While the police in Austin eventually succeeded in neutralizing Whitman, the toll he extracted in human lives and suffering, like the toll in Indianapolis, was unacceptably high. For 90 minutes the police did not know what to do and consequently, were unable to stop the slaughter. In addition, the plan that finally did succeed in stopping Whitman was developed on the scene and depended too much on luck. This highly publicized incident finally convinced America's police chiefs that they could no longer depend on seat-of-the-pants planning.
"Special weapons and tactics teams moved into a new era after Charles Whitman climbed into a tower on the first day of August 1966," says Lt. Sid Heal of the Los Angeles County Sheriff's Department in an article in The Tactical Edge. "This marked the birthday of the modern police SWAT (Special Weapons and Tactics) teams concept."
Agreeing in his book, "A Guide to the Development of Special Weapons and Tactics Teams," retired Captain John A. Kolman, who is also of the Los Angeles sheriff's department, says, "Prior to 1966, few, if any, law enforcement agencies staffed specialized teams to deal with armed, barricaded suspects. Generally speaking, these assignments were left to the uniformed patrol officer who may or may not have been prepared or equipped to resolve the matter."
It wasn't the tower sniper incident alone, however, that finally convinced America's police departments that SWAT teams were needed. Other events occuring across the country also had their breath. In 1966, America's inner cities were seething with racial tension and many were poised to explode into mindless violence. In addition, the anitwar movement had recently grown in such numbers and restlessness that America seemed on the verge of plunging into chaos with violence coming from any direction. The incident in Austin was the final impetus America's police chiefs needed. They knew the violence that had wracked other communities could explode in theirs at any moment. They needed to be ready.
They needed SWAT teams.
One of the first police departments to form a SWAT team, the Los Angeles Police Department, is also believed to be the first police department in the United States to use the acronym SWAT. This unit, formed soon after the Texas tower sniper incident, met with several early successes, including operations against the Black Panthers in 1969 and the Symbionese Liberation Army in 1973. The demonstration of what a specially trained and equipped unit could accomplish, encouraged police departments that had been hesitant, to embrace this new concept and form their own SWAT teams. It didn't take long for these police departments to discover the worth of their investments because they quickly found that the high- profile criminal acts, which had previously been occurring in someone else's community, now suddenly began spreading to theirs.

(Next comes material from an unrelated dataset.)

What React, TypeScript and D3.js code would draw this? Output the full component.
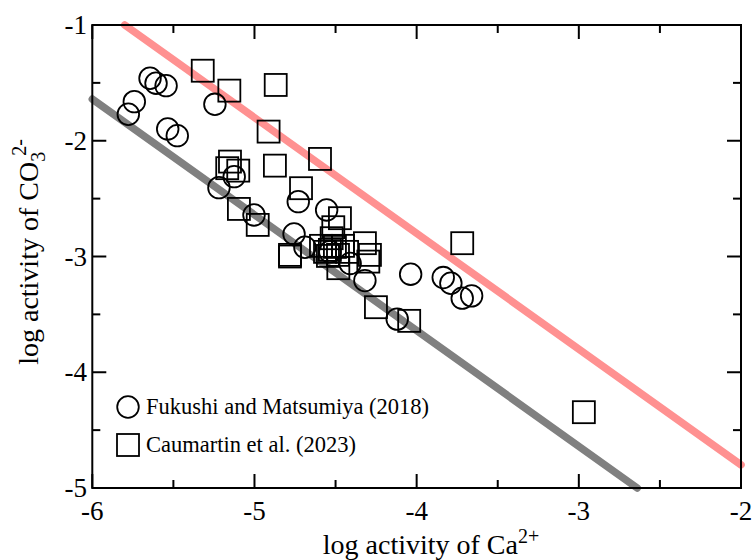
import * as d3 from "d3";
import React, { useEffect, useRef } from "react";

// Fukushi and Matsumiya (2018): [log a Ca2+, log a CO3 2-]
const fukushiPoints = [
  [-5.778, -1.771],
  [-5.741, -1.662],
  [-5.644, -1.46],
  [-5.607, -1.503],
  [-5.545, -1.524],
  [-5.535, -1.898],
  [-5.476, -1.956],
  [-5.244, -1.685],
  [-5.219, -2.405],
  [-5.125, -2.31],
  [-5.003, -2.641],
  [-4.756, -2.805],
  [-4.73, -2.526],
  [-4.689, -2.92],
  [-4.555, -2.598],
  [-4.535, -2.958],
  [-4.41, -3.06],
  [-4.319, -3.208],
  [-4.12, -3.541],
  [-4.037, -3.153],
  [-3.836, -3.182],
  [-3.789, -3.231],
  [-3.719, -3.36],
  [-3.661, -3.34]
];

// Caumartin et al. (2023)
const caumartinPoints = [
  [-5.319, -1.395],
  [-5.155, -1.567],
  [-4.869, -1.518],
  [-4.913, -1.921],
  [-4.874, -2.215],
  [-5.151, -2.18],
  [-5.168, -2.237],
  [-5.1, -2.258],
  [-4.596, -2.157],
  [-4.713, -2.41],
  [-5.096, -2.589],
  [-4.98, -2.727],
  [-4.781, -2.986],
  [-4.781, -3.0],
  [-4.473, -2.669],
  [-4.514, -2.747],
  [-4.524, -2.842],
  [-4.565, -2.96],
  [-4.535, -2.943],
  [-4.504, -2.917],
  [-4.454, -2.908],
  [-4.429, -2.96],
  [-4.547, -2.995],
  [-4.485, -2.986],
  [-4.59, -2.908],
  [-4.319, -2.885],
  [-4.288, -2.986],
  [-4.298, -3.044],
  [-4.483, -3.101],
  [-4.251, -3.438],
  [-4.046, -3.556],
  [-3.719, -2.885],
  [-2.969, -4.345]
];

// saturation lines
const pinkLine = [
  [-5.8, -1.0],
  [-2.0, -4.8]
];
const grayLine = [
  [-6.0, -1.64],
  [-2.64, -5.0]
];

const xTicks = [-6, -5, -4, -3, -2];
const yTicks = [-5, -4, -3, -2, -1];
const xMinor = [-5.5, -4.5, -3.5, -2.5];
const yMinor = [-4.5, -3.5, -2.5, -1.5];

const legendLabels = ["Fukushi and Matsumiya (2018)", "Caumartin et al. (2023)"];

function App() {
  const ref = useRef(null);

  const width = 753;
  const height = 560;
  const left = 92.3;
  const right = 741;
  const top = 25;
  const bottom = 488;
  const font = "Liberation Serif, Times New Roman, Times, serif";

  useEffect(() => draw(), []);

  function draw() {
    const x = d3.scaleLinear().domain([-6, -2]).range([left, right]);
    const y = d3.scaleLinear().domain([-5, -1]).range([bottom, top]);

    d3.select(ref.current).selectAll("*").remove();
    const svg = d3.select(ref.current);

    const line = d3
      .line()
      .x((d) => x(d[0]))
      .y((d) => y(d[1]));

    svg
      .append("path")
      .attr("d", line(pinkLine))
      .attr("fill", "none")
      .attr("stroke", "#ff9191")
      .attr("stroke-width", 7.5)
      .attr("stroke-linecap", "round");

    svg
      .append("path")
      .attr("d", line(grayLine))
      .attr("fill", "none")
      .attr("stroke", "#808080")
      .attr("stroke-width", 7.5)
      .attr("stroke-linecap", "round");

    // frame
    svg
      .append("rect")
      .attr("x", left)
      .attr("y", top)
      .attr("width", right - left)
      .attr("height", bottom - top)
      .attr("fill", "none")
      .attr("stroke", "#000")
      .attr("stroke-width", 2);

    // ticks on all four sides, pointing in
    const ticks = svg.append("g").attr("stroke", "#000").attr("stroke-width", 2);
    [
      { vals: xTicks, len: 14 },
      { vals: xMinor, len: 8 }
    ].forEach((t) => {
      t.vals.forEach((v) => {
        ticks.append("line").attr("x1", x(v)).attr("x2", x(v)).attr("y1", bottom).attr("y2", bottom - t.len);
        ticks.append("line").attr("x1", x(v)).attr("x2", x(v)).attr("y1", top).attr("y2", top + t.len);
      });
    });
    [
      { vals: yTicks, len: 14 },
      { vals: yMinor, len: 8 }
    ].forEach((t) => {
      t.vals.forEach((v) => {
        ticks.append("line").attr("y1", y(v)).attr("y2", y(v)).attr("x1", left).attr("x2", left + t.len);
        ticks.append("line").attr("y1", y(v)).attr("y2", y(v)).attr("x1", right).attr("x2", right - t.len);
      });
    });

    // tick labels
    svg
      .append("g")
      .selectAll("text")
      .data(xTicks)
      .enter()
      .append("text")
      .attr("x", (d) => x(d))
      .attr("y", 520)
      .attr("text-anchor", "middle")
      .attr("font-family", font)
      .attr("font-size", 27)
      .text((d) => String(d));

    svg
      .append("g")
      .selectAll("text")
      .data(yTicks)
      .enter()
      .append("text")
      .attr("x", 87)
      .attr("y", (d) => y(d) + 9)
      .attr("text-anchor", "end")
      .attr("font-family", font)
      .attr("font-size", 27)
      .text((d) => String(d));

    // axis titles
    const xt = svg
      .append("text")
      .attr("x", 431)
      .attr("y", 554)
      .attr("text-anchor", "middle")
      .attr("font-family", font)
      .attr("font-size", 28);
    xt.append("tspan").text("log activity of Ca");
    xt.append("tspan").attr("font-size", 20).attr("dy", -11).text("2+");

    const yt = svg
      .append("text")
      .attr("transform", "translate(38,252) rotate(-90)")
      .attr("text-anchor", "middle")
      .attr("font-family", font)
      .attr("font-size", 28);
    yt.append("tspan").text("log activity of CO");
    yt.append("tspan").attr("font-size", 20).attr("dy", 7).text("3");
    yt.append("tspan").attr("font-size", 20).attr("dx", -4).attr("dy", -19).text("2-");

    // markers
    svg
      .append("g")
      .selectAll("circle")
      .data(fukushiPoints)
      .enter()
      .append("circle")
      .attr("cx", (d) => x(d[0]))
      .attr("cy", (d) => y(d[1]))
      .attr("r", 10.8)
      .attr("fill", "none")
      .attr("stroke", "#000")
      .attr("stroke-width", 1.8);

    svg
      .append("g")
      .selectAll("rect")
      .data(caumartinPoints)
      .enter()
      .append("rect")
      .attr("x", (d) => x(d[0]) - 11)
      .attr("y", (d) => y(d[1]) - 11)
      .attr("width", 22)
      .attr("height", 22)
      .attr("fill", "none")
      .attr("stroke", "#000")
      .attr("stroke-width", 1.8);

    // legend
    const lg = svg.append("g").attr("font-family", font).attr("font-size", 22.5);
    lg.append("circle").attr("cx", 128).attr("cy", 407).attr("r", 10.8).attr("fill", "none").attr("stroke", "#000").attr("stroke-width", 1.8);
    lg.append("rect").attr("x", 117).attr("y", 434).attr("width", 22).attr("height", 22).attr("fill", "none").attr("stroke", "#000").attr("stroke-width", 1.8);
    lg.append("text").attr("x", 146).attr("y", 414).text(legendLabels[0]);
    lg.append("text").attr("x", 146).attr("y", 452).text(legendLabels[1]);
  }

  return (
    <svg
      ref={ref}
      width={width}
      height={height}
      style={{ position: "absolute", left: 0, top: 0, background: "#fff" }}
    />
  );
}

export default App;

While previous to the 1960s, events such as the Elder Avenue shoot-out occurred only once a decade or so in a community, the Texas tower sniper incident became a watershed in the history of American crime. Suddenly, any highly publicized crime in one part of the country resulted in copycat crimes in other parts. For example, during the 10 years or so following the 1971 hijacking of Northwest Orient Flight 305 out of Portland, Ore., aircraft hijacking became an almost daily occurrence. Then, once police departments learned how to respond successfully to hijackings and they faded in number, hostage- taking became the high-profile crime of choice, which, in turn, was followed by mass killings at post offices and fast food restaurants, and heavily armed criminals shooting it out with police. All of these high- risk events and their copycat offshoots called for more and more use of SWAT teams.
Growing Need for SWAT
This rapid increase in the number of high- risk crimes naturally had an effect on police SWAT teams. Many of the early teams, formed in the late 1960s and early 1970s, began as small units serving only in an on-call status. These teams carried equipment just a little better than the average street cop carried, and their mission often consisted of simply using brute force to overpower criminal opposition. However, the rapid growth in the number and scope of spectacular and high- risk crimes soon changed this. In the 1980s and 1990s, police SWAT teams began growing in size and many became permanent, full- time units.
"Our team is half again as large today as it was in the 1980s," said Lt. Stephen Robertson, tactical commander for the Indianapolis Police Department SWAT team. "And we've now had to go to full-time status because our call outs have increased so dramatically."